Корабль вошел в плоть облаков и исчез, окрашивая изнутри их тьму затухающим светом. Если всмотреться, то свод туч походил на перевернутый океан, который держал свои мрачные воды над головой. Итера тонула, падала в пучину, а на поверхности уже не осталось следов – рябь воздушных волн, робкие всплески молний.
*****
Оставшись один, я не слишком церемонился с Лисьен.
Она пребывала не то в беспамятстве, не то в глубоком сне – на внешние раздражители, включая меня, не реагировала. Поэтому я взял ее за ногу и потащил к медицинскому блоку, благо он всегда должен находиться рядом со шлюзом. Медичка была худая и легкая, но мне и в голову не приходило, носить ее на руках. Уверен, и она не отличалась обходительностью, когда вытаскивала нас из креокапсул.
Только сейчас, когда ее волосы расстелились по полу рядом с обмякшими руками, я заметил, насколько они были длинные. Пока я таким образом ее подвозил, волосы Лисьен наэлектризовались о пластик пола и стали тонкими прядями приподниматься в воздух, как ожившие черви. Зрелище было отвратительным и соответствовало тому, как я воспринимал медичку.
Все станции имели схожую планировку, практичную, выверенную столетиями. Мне не пришлось долго блуждать, прежде чем наткнулся на медицинский блок, который под стать всей станции был нашпигован замысловатыми и болтливыми приборами. Они нараспев предлагали себя, инструктировали и давали советы. Я спорить не стал и доверил покорное туловище медички ее бездушным собратьям.
Устроив ее на медицинском столе, я пожелал разнообразия в ощущениях, на что вкрадчивый голос заверил меня, что через час-полтора уже смогу ее проведать. Голосу я тоже пожелал что-то продолжительное и не очень медицинское, после чего поспешил убраться по своим делам.

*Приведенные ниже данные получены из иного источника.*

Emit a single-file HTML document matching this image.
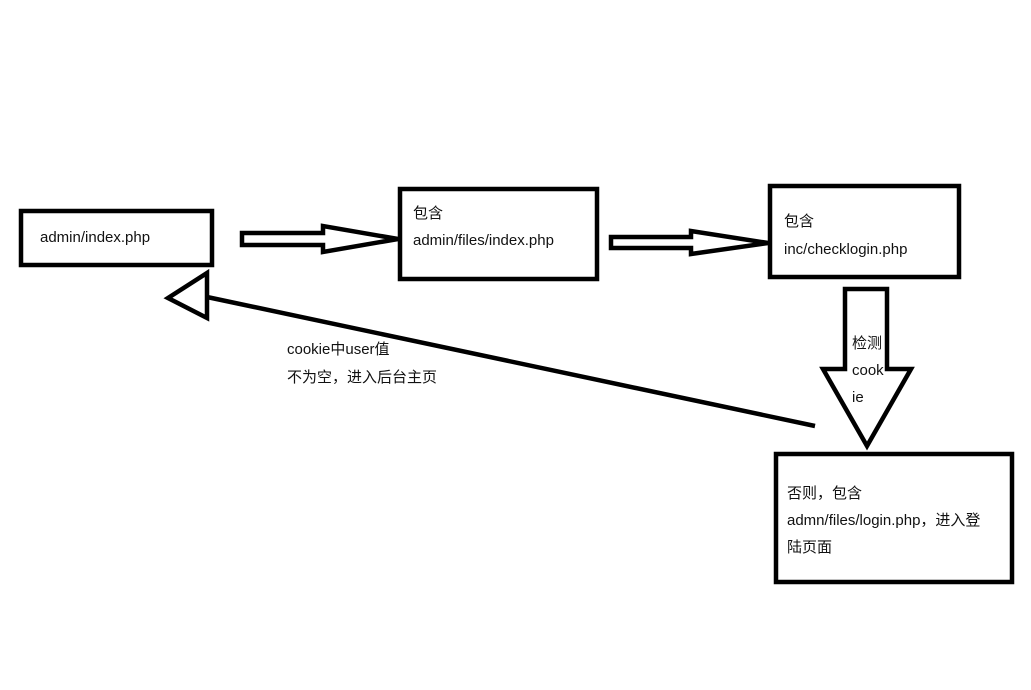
<!DOCTYPE html>
<html><head><meta charset="utf-8"><style>
body{margin:0;background:#fff;}
svg text{font-family:"Liberation Sans","Noto Sans CJK SC",sans-serif;font-size:15px;fill:#111;}
</style></head><body>
<svg width="1031" height="685" viewBox="0 0 1031 685" xmlns="http://www.w3.org/2000/svg">
<rect width="1031" height="685" fill="#fff"/>
<g fill="none" stroke="#000" stroke-width="4.5" stroke-linejoin="miter">
<rect x="21" y="211" width="191" height="54"/>
<rect x="400" y="189" width="197" height="90"/>
<rect x="770" y="186" width="189" height="91"/>
<rect x="776" y="454" width="236" height="128"/>
<polygon points="242,233 323,233 323,226 398,239 323,252 323,245 242,245"/>
<polygon points="611,237 691,237 691,231 768,243 691,254 691,248 611,248"/>
<polygon points="845,289 887,289 887,369 911,369 867,446 823,369 845,369"/>
<polygon points="168,298 207,273 207,318"/>
<line x1="207" y1="297" x2="815" y2="426"/>
</g>
<text x="40" y="242">admin/index.php</text>
<text x="413" y="218">包含</text>
<text x="413" y="245">admin/files/index.php</text>
<text x="784" y="226">包含</text>
<text x="784" y="254">inc/checklogin.php</text>
<text x="852" y="348">检测</text>
<text x="852" y="375">cook</text>
<text x="852" y="402">ie</text>
<text x="287" y="354">cookie中user值</text>
<text x="287" y="382">不为空，进入后台主页</text>
<text x="787" y="498">否则，包含</text>
<text x="787" y="525">admn/files/login.php，进入登</text>
<text x="787" y="552">陆页面</text>
</svg>
</body></html>
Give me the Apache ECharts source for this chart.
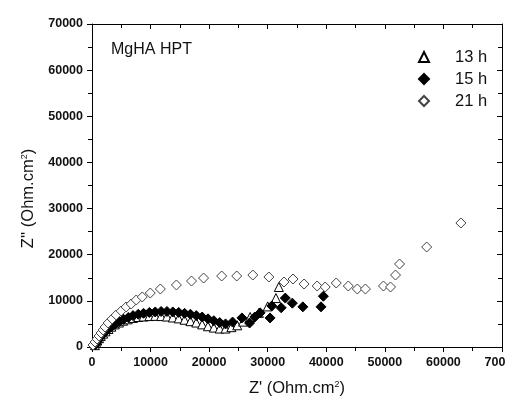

Меня на станции интересовало только одно помещение, и я был несказанно рад, что оно оказалось в пределах проверенного контура. Затаив дыхание я спустился уровнем ниже.
Когда твое детство проходит в тесном замкнутом пространстве, а прикосновение воды можно ощутить только в скудных струйках душа, возникает неутолимая жажда, граничащая с одержимостью. И чем больше я читал о морских просторах, чем больше фильмов смотрел о большой воде, тем сильнее становился зуд. Я должен был почувствовать прикосновение океана собственной кожей, я должен был вдохнуть полной грудью морской воздух.
Спустя годы, преодолев многое и пустившись в самые отчаянные авантюры, я выбрался из родной дыры и обосновался на столичных курортах Империи. Открытое небо давило на меня сильнее, чем потолок моей каморки, а морской прибой заставлял дрожать и подгибать коленки.